■ DESCRIPTION OF THE TASK: Gather all lines from the material that contain the word "with".

■ RECORDS SHOWN:
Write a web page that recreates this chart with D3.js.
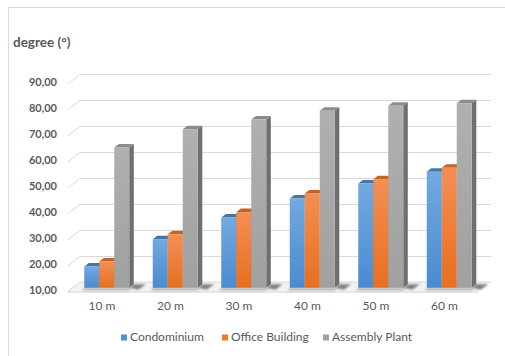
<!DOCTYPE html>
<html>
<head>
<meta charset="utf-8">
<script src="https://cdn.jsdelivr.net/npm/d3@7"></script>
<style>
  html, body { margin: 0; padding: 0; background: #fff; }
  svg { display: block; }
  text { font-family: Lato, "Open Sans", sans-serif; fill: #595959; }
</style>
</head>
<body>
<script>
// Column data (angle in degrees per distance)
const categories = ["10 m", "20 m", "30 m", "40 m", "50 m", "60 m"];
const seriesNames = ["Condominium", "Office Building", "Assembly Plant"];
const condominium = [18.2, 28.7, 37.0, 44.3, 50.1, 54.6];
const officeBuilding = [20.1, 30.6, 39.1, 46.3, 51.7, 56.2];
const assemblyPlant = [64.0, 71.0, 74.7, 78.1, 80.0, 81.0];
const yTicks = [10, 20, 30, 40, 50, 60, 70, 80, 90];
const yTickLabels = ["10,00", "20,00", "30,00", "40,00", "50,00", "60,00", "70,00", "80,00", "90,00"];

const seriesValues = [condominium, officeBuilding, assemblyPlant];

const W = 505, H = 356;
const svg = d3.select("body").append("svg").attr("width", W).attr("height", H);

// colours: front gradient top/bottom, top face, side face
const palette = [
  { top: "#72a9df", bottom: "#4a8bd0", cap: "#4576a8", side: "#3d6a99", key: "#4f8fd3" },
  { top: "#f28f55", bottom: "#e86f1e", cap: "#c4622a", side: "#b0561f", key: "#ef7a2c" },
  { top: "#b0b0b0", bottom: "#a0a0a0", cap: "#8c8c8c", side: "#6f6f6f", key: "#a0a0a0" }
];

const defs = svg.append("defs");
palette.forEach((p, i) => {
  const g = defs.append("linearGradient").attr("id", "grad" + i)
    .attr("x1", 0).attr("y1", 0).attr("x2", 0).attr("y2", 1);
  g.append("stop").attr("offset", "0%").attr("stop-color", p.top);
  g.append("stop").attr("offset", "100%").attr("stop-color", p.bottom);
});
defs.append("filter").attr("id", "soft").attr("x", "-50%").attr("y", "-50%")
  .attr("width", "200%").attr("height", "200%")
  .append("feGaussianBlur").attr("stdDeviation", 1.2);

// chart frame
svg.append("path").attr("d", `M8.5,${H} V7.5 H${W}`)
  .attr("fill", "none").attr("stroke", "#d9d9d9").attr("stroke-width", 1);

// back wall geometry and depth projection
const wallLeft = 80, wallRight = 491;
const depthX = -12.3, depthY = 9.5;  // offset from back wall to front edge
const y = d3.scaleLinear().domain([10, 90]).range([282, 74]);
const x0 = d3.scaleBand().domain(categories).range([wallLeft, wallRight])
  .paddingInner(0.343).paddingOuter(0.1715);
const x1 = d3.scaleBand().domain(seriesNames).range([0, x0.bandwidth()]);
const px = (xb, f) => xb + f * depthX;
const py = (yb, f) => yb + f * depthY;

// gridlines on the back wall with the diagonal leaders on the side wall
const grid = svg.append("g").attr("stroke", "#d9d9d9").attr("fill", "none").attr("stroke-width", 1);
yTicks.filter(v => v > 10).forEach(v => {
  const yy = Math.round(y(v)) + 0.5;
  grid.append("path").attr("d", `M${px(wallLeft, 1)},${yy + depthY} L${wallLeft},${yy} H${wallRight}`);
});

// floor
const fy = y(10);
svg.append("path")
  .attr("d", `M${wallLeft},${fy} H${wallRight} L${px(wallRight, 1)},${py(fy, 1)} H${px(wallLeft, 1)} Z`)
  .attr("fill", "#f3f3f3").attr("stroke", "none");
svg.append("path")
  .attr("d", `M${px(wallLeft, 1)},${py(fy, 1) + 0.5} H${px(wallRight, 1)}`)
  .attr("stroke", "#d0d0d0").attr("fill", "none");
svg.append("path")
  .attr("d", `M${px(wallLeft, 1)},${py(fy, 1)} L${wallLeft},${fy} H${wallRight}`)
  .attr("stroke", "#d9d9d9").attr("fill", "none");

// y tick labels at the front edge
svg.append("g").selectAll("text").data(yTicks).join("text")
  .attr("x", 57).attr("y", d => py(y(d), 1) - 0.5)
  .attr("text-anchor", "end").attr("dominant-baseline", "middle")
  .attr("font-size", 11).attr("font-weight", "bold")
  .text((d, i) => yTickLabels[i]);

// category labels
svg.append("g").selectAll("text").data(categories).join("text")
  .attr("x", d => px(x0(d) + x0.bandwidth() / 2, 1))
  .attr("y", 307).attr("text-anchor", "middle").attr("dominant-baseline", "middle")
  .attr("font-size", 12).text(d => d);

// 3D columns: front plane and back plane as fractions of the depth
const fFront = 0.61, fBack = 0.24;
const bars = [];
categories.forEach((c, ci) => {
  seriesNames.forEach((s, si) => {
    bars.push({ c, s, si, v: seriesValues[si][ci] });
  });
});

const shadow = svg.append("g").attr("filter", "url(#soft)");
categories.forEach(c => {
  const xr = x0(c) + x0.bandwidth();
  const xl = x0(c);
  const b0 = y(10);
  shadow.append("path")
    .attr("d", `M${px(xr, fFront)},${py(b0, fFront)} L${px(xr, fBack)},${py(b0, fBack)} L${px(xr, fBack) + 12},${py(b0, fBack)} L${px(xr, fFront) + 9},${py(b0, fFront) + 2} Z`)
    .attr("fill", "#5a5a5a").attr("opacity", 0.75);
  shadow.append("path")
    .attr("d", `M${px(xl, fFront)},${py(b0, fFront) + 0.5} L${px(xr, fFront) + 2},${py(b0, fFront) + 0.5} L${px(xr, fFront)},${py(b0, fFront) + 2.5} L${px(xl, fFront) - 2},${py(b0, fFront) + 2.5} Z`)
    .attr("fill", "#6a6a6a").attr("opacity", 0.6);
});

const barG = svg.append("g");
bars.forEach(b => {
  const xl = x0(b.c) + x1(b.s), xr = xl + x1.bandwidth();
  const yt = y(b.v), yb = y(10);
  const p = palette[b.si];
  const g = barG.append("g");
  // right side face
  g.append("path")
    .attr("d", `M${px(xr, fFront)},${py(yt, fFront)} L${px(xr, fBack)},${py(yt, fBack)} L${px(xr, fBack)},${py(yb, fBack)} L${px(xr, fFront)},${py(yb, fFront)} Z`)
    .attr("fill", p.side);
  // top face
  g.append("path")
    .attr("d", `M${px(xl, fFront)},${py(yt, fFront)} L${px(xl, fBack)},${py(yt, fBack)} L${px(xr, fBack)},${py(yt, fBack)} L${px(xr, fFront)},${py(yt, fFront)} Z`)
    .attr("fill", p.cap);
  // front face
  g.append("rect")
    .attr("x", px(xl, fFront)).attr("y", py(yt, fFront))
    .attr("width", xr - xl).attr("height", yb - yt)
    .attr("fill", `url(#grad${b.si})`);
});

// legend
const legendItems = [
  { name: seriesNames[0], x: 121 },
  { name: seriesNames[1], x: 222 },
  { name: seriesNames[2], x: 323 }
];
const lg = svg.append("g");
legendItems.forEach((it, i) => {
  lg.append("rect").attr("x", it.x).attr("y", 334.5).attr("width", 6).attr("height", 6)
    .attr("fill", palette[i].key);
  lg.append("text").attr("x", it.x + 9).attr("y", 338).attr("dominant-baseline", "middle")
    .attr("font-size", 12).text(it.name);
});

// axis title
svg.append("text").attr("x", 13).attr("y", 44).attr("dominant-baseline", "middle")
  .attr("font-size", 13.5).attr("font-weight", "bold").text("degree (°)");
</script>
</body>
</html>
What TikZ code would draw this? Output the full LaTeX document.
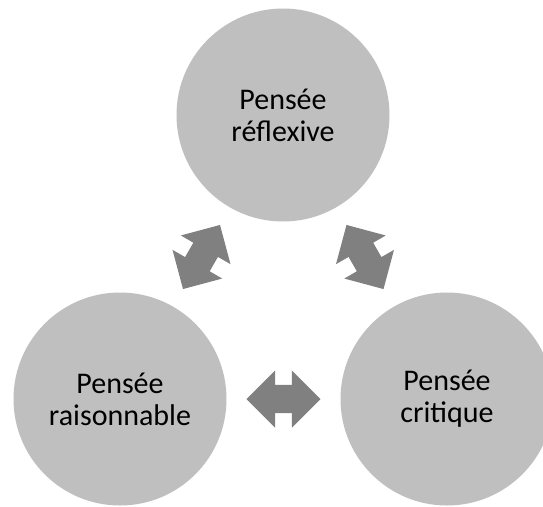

■ FULL ANSWER:
Write a web page that recreates this chart with D3.js.
// gridlines on the back wall with the diagonal leaders on the side wall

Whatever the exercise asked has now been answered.